- Other names: Neurofibromatosis type 6, autosomal dominant multiple cafe au lait spots, familial cafe au lait spots
- Specialty: Medical genetics, dermatology
- Causes: Genetic mutation
- Prevention: none
- Prognosis: Good
- Frequency: Unknown; although a small number of families have been officially described in medical literature, it does not mean that there are not any more families with this disorder in the world.
- Deaths: -

= Familial multiple cafe-au-lait spots =

Familial multiple cafe au lait spots, also known as autosomal dominant multiple cafe au lait spots or neurofibromatosis type 6, is a rare, cutaneous genetic disorder which is characterized by the hereditary cutaneous presence of several cafe-au-lait spots without any other symptoms of neurofibromatosis. Sporadic cases may be called "sporadic multiple cafe au lait spots". Few cases have been described in medical literature, although it is estimated that the presence of multiple cafe au lait spots without NF1 is rare (but not extremely rare) among the general population.

== History ==

It was first discovered when Riccardi et al. described multiple families with cafe-au-lait spots and no association for neurofibromatosis in 1980.

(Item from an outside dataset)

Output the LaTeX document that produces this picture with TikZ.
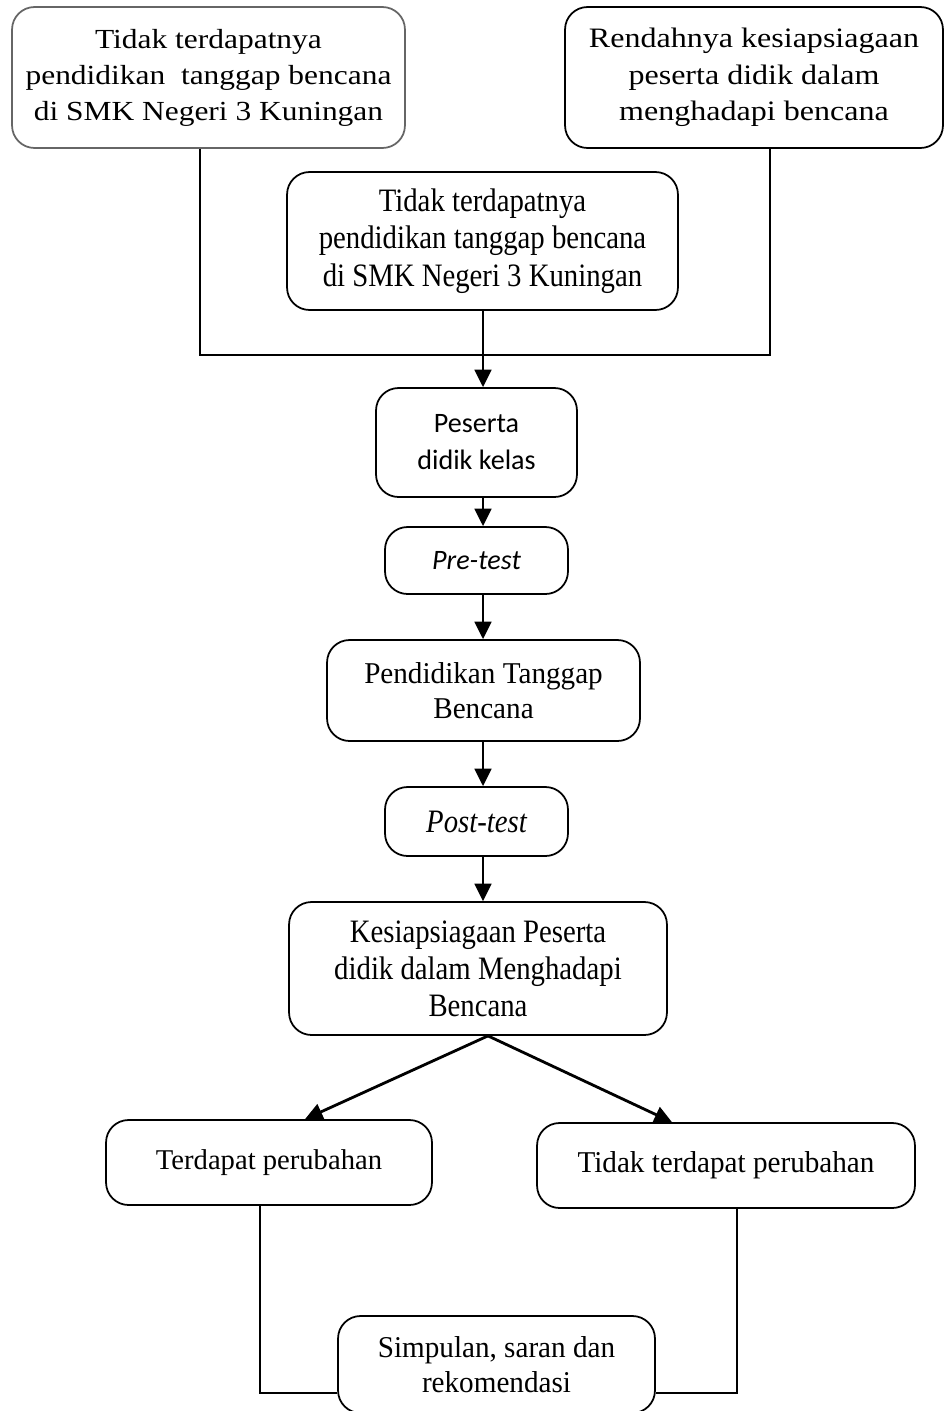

In 1993, Charrow et al. described five members from a four-generation family who had the characteristic tell-tale sign of neurofibromatosis, multiple cafe au lait spots; however, testing of the gene usually involved in neurofibromatosis revealed it to be normal. They proposed the name for this condition.

In 1993, Brunner et al. tested the NF1 locus on a small 2-generation family with MCALS affecting three of its members (a woman and her two daughters), and they found that the woman and her daughters had a mutation in the same NF1 locus that was different from the one that causes neurofibromatosis type I itself.

In 1994, Arnsmeier et al. described twelve patients from three unrelated families; one of the families had axillary and inguinal freckles and Lisch nodes. All three families had no other signs of neurofibromatosis type I.